Thursday August 24 2017 10:35 AM
How do you make your decisions? We all know how being better informed means better decision-making but we don't always get the information we need. This week from the MS & Me archive series Joan Jordan talks about the importance of being well informed about MS drug treatments and medications.
It might sound crazy what I’m about to say but I’m going to say it out loud anyway because it’s something I feel really strongly about. “Why can’t I see what MS Medications are available to me and compare them according to what I want from a drug?” There you go. Better out than in! All over the land- people are telling me this can’t happen but I say “Why not?”
This is what I want: When I go to the supermarket to buy a loaf of bread, I can see what is available to me on the shelf. If I want to, I can compare Brennans with Pat the Baker by looking at the amount of calories, fat, saturates, sugar and salt per portion. The traffic light system means that I know that green is good for me, red is bad and orange is somewhere in the middle. I can also see the price of each pan and compare per unit. Based on this information, I can make an informed decision on which bread to buy on a particular day.
Now, the things I look for in a medication are:
- Efficacy- for my type of MS, will I have less relapses if I take it?
- Safety- does it come from a reputable source?
- Quality- do I trust it?
- Benefit-risk- will it do me more good than harm?

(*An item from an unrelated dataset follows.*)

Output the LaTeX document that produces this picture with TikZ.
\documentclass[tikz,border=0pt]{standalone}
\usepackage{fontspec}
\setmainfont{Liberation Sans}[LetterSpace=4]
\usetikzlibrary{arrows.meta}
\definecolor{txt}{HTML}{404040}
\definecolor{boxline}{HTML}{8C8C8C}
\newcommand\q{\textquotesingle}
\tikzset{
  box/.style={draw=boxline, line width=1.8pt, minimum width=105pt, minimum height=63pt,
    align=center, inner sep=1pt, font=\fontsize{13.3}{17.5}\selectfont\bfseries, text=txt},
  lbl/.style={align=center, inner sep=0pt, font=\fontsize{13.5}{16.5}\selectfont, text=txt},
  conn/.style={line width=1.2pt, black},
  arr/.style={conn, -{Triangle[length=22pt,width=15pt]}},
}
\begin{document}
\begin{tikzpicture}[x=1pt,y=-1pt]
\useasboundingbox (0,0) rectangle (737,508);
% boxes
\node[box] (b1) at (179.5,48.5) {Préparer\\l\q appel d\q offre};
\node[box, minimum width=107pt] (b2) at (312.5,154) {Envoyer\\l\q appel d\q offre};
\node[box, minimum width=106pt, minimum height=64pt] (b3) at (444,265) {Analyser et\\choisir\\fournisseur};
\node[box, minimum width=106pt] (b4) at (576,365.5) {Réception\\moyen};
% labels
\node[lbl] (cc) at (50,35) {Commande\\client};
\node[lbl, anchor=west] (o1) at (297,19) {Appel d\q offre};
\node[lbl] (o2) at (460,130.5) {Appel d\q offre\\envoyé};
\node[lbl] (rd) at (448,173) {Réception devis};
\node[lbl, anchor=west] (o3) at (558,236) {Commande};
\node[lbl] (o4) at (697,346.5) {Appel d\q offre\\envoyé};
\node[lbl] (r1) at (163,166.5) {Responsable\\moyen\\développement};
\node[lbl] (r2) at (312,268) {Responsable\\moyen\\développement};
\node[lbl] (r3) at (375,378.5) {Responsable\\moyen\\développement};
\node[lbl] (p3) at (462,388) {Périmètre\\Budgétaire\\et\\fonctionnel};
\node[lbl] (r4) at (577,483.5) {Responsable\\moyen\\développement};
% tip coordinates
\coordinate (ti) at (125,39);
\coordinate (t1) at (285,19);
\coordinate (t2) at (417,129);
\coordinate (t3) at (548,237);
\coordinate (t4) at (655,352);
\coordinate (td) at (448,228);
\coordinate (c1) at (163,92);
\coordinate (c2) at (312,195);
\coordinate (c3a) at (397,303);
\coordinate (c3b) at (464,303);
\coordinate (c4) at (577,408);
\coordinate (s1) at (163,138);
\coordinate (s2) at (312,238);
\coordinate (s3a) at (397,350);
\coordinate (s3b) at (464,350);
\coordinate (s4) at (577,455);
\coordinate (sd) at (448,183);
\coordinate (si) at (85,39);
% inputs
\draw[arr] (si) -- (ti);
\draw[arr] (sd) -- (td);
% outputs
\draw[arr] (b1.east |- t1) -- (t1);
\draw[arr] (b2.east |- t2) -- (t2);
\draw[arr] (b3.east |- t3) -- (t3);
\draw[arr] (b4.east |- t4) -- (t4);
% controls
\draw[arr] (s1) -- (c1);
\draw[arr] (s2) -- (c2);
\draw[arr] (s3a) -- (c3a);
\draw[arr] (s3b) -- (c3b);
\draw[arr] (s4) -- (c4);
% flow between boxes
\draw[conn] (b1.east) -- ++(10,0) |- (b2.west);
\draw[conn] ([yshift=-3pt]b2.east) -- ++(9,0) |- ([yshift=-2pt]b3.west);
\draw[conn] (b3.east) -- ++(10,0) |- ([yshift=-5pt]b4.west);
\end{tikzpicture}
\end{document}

Why can’t I compare these requirements in a simple way when I am considering which MS drug to take? I’m sure that neurologists are sick to the back teeth of being told by patients that they have read about a wonder drug on the internet when the drug is not suitable for prescription in their case. An equal frustration for patients is when a new, suitable drug is not yet available to them as the approval process has not yet been completed (or may never be). The BBC Panorama programme “Can You Stop My Multiple Sclerosis?” on Stem Cell transplants in the U.K springs to mind here.
I know that everyone has personal preferences when it comes to choosing a medication. For me- side effects are really important as I have kids and want to be as well as I can for their shenanigans. Cost doesn’t come into it so much in Ireland because of the Long Term Illness Scheme but I can see how it would be a major issue if I had to pay for my medication myself. I am eternally grateful to the Irish Government for this legislation! In her blog on Medication and MS my friend Niamh Mc Carron suggested a second consultation and I think that would be a really good start to help me make a more informed decision.
Sin é! Short blog but it’s something I wanted to say.
- Do you find you get confused when comparing MS therapies?
- Do you wonder why you did or didn’t get offered a particular drug?
- Are you waiting for a suitable one to be approved?
- What would you LIKE to see to help you come to your best choice?
I would love to hear from you! Thanks for listening.